Carter delivered the annual Robert C. Vance lecture at CCSU in New Britain. The presentation lasted about an hour, but it was a historic moment for the university, which also marked the first time Central awarded an honorary degree. Renata Vickrey, archivist and community outreach librarian at Central Connecticut State University, shared her insights on this landmark occasion with Connecticut Public.

Significance of Jimmy Carter’s visit to Central Connecticut State University in 1985

It was an important year in national politics and international politics, Vickrey said, but for Central what was significant was Carter was the first United States president visiting the university.
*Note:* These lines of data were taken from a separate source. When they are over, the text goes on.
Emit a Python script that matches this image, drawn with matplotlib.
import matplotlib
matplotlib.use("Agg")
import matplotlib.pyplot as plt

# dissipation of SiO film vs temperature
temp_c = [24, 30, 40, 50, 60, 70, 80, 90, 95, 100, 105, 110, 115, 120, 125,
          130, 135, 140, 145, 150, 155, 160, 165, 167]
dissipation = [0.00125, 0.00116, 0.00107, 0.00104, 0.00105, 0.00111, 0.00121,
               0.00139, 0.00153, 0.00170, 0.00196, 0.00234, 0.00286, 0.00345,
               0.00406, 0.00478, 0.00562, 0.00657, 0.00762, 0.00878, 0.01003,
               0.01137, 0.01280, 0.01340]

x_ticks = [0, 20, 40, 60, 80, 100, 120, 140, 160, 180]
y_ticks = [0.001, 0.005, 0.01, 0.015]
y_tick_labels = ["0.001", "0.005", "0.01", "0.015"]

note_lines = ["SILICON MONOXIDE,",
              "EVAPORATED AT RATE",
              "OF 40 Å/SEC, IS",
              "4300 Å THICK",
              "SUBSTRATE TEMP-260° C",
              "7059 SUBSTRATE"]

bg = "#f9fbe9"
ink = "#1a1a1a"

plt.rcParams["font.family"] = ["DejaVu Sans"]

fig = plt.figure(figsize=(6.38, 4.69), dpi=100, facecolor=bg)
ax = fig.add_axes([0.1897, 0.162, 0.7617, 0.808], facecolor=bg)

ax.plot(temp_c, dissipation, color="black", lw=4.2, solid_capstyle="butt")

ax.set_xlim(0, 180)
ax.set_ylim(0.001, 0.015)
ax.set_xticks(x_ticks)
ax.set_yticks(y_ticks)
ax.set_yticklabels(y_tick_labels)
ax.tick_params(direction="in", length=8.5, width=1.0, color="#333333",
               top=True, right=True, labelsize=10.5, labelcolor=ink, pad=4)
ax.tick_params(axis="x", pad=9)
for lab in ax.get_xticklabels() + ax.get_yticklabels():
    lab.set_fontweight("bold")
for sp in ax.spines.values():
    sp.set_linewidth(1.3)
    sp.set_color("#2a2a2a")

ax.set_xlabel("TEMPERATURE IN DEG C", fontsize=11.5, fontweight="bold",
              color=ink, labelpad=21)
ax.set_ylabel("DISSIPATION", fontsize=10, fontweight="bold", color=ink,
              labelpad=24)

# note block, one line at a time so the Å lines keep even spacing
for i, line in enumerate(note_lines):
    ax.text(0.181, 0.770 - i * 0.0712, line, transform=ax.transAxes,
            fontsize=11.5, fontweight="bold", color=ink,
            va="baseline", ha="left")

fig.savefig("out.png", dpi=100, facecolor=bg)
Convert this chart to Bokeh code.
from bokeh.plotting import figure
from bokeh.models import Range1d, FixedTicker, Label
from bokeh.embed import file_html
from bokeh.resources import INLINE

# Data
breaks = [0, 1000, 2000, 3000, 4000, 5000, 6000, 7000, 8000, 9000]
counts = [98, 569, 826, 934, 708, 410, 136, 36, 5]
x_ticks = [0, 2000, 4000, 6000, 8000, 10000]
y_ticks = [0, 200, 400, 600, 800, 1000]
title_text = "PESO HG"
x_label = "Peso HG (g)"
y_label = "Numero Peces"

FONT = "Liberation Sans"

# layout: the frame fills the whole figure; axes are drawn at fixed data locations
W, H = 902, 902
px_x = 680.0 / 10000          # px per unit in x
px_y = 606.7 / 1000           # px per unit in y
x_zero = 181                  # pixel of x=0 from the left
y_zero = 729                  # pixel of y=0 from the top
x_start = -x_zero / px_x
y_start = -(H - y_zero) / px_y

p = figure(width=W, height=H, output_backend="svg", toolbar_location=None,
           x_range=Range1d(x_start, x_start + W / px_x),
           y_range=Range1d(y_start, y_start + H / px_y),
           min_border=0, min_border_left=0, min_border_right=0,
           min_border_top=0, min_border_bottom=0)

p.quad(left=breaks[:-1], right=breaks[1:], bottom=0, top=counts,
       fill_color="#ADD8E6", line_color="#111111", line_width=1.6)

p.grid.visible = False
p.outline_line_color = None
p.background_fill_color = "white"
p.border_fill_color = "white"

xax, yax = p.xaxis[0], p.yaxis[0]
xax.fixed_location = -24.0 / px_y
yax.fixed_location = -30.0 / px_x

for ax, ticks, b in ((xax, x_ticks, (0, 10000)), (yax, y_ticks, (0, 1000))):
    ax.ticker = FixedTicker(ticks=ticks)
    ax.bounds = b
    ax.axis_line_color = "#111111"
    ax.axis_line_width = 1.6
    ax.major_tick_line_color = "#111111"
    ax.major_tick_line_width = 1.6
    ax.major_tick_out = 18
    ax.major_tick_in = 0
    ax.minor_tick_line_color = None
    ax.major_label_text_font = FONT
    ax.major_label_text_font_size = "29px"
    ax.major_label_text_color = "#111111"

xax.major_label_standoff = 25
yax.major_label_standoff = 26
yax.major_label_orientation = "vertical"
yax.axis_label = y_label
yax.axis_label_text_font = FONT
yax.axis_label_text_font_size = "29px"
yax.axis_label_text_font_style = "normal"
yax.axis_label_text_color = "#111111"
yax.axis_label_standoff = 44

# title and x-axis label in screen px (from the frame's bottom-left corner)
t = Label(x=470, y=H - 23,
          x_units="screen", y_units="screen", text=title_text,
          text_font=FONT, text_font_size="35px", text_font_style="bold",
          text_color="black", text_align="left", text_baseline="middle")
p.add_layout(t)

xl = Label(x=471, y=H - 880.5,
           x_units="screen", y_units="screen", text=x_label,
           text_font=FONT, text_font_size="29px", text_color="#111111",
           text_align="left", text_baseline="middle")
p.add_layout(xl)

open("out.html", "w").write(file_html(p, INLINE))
“Most of all, he was a champion of education. He stood by his beliefs and elevated the Education [Secretary] to a cabinet position during his presidency,” Vickrey said. “To invite President Carter to campus aligned with what Central represented and what President Carter believed in – good quality of public education.”
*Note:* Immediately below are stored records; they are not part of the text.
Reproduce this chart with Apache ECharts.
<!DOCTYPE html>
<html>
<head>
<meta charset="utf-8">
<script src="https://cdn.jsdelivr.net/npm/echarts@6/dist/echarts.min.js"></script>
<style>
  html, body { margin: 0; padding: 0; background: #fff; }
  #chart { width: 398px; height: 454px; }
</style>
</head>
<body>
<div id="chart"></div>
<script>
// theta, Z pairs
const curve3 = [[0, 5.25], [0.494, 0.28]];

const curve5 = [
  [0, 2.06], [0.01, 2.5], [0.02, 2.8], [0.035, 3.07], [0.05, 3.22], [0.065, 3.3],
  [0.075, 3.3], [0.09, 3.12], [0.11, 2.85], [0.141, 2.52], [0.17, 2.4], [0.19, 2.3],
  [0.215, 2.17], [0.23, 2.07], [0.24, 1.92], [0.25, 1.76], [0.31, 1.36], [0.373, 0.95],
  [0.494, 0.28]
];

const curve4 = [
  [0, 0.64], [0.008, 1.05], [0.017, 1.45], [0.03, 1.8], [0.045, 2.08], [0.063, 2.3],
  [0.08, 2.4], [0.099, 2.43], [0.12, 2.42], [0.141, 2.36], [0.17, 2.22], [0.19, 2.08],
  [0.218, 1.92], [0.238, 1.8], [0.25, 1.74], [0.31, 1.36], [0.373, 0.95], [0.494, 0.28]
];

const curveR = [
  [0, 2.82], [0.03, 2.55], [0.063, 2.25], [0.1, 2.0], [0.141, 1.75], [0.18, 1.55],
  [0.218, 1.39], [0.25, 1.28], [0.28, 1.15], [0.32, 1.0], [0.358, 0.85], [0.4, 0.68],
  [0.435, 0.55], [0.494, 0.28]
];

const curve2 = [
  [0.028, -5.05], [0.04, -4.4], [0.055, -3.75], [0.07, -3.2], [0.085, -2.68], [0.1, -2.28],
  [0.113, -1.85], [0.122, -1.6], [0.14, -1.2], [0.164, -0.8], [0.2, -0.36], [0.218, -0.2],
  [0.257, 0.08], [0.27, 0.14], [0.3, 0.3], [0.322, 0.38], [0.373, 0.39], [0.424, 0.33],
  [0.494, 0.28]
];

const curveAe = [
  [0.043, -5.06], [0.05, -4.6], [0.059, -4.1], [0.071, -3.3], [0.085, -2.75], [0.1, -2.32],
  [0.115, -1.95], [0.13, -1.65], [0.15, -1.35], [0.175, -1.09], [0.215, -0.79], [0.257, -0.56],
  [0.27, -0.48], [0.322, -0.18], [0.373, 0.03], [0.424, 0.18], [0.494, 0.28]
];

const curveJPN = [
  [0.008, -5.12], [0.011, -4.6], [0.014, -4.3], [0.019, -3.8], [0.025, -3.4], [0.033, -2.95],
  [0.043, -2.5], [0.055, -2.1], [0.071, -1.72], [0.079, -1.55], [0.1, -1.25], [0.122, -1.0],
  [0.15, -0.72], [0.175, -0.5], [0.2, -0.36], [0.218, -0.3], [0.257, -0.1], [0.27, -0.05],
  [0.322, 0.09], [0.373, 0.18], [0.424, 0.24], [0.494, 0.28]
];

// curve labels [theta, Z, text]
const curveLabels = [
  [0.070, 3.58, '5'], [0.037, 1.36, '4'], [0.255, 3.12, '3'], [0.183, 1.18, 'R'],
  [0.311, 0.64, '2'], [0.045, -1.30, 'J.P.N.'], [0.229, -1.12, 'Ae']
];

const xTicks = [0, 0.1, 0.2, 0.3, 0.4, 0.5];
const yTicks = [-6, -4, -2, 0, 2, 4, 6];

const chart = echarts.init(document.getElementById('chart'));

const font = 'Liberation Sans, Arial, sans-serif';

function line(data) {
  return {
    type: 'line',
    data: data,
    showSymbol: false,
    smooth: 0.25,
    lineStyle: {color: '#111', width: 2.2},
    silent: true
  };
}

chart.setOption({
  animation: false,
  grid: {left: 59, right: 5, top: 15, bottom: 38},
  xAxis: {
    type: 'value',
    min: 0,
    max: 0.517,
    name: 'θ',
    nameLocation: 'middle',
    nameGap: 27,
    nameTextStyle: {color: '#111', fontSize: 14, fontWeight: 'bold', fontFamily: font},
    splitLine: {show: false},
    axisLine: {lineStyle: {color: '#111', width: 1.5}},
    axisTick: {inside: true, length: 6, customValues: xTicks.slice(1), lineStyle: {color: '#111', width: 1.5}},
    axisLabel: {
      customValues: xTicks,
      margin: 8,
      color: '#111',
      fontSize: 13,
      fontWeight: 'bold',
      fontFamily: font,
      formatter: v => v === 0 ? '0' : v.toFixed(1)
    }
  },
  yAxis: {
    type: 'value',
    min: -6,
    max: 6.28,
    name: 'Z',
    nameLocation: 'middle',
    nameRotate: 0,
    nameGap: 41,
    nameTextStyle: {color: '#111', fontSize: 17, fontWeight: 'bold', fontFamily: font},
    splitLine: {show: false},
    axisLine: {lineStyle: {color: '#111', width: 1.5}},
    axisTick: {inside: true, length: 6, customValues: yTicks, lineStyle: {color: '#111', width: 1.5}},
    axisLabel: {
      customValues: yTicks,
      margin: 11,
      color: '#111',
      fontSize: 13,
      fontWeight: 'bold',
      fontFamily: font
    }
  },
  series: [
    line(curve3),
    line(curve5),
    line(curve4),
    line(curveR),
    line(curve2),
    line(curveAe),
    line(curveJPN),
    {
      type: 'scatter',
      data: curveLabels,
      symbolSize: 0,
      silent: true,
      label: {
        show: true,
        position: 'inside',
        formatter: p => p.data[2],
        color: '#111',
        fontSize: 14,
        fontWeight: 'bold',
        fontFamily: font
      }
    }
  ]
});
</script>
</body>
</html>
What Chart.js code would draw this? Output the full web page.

In his speech, Carter emphasized that he was born on a farm in Georgia and continued working on the farm after his father’s passing.

”That was also a perfect example for our students that one can have a humble beginning and rise to the highest post in the country to become the president of the United States,” she said.

Main themes of Carter’s speech

The topic of his lecture, “American Leadership in a Changing World,” was very significant, Vickrey said.

Carter recalled being a Navy officer in New London in the late 1940s.

“He recalled that his first son was born here. And also he had very fond memories of that time. And he held very high regard for Connecticut Gov. Ella Grasso,” Vickrey said.

Grasso, the state’s first female governor, held office at the same time Carter was in the White House.

“When he referred to the time in the Oval Office as a president, one of the events that he recalled, he brought the presidents of Egypt and Israel to Camp David to negotiate peace,” Vickrey said. “They signed the document known as the Camp David Accords in 1979 and it ended decades of war between those two countries. We know that this topic is still relevant today.”

Carter also discussed his work after he left office, including advocacy for the nonprofit Habitat for Humanity, building the presidential library, and of course, teaching.

Carter stepped in others’ shoes during nuclear negotiations speech

One moment stood out to Vickrey.

“There was one passage during his speech when he was recalling the negotiation with the party secretary of the Soviet Union, Leonid Brezhnev, and signing the nuclear weapons limitations in Vienna,” Vickrey said. “He took the globe, looked at the map of the Soviet Union, and he was trying to be in the position of Brezhnev, and trying to see how he would approach the negotiation with the great powers like the United States.”

Carter told the audience he had to step in the other side’s shoes.

“I had a constant awareness of the need to understand the attitude of the Soviet leaders,” Carter said. “I would put myself in the position of Brezhnev, who didn’t have access to warm oceans for his ships, who had a very limited economic system and practically no production compared to ours in the fields of his country to produce food, who didn’t have friendly allies to the north like Canada, to the South, like Mexico, but who feared his major neighbor, the Chinese. And when I got to the negotiating table, I tried to understand his position.”

Vickrey said that effort to reach understanding set Carter apart.

“Maybe for some people, that would be a sign of weakness,” she said. “But for me … that was a sign of a really skillful diplomatic approach.”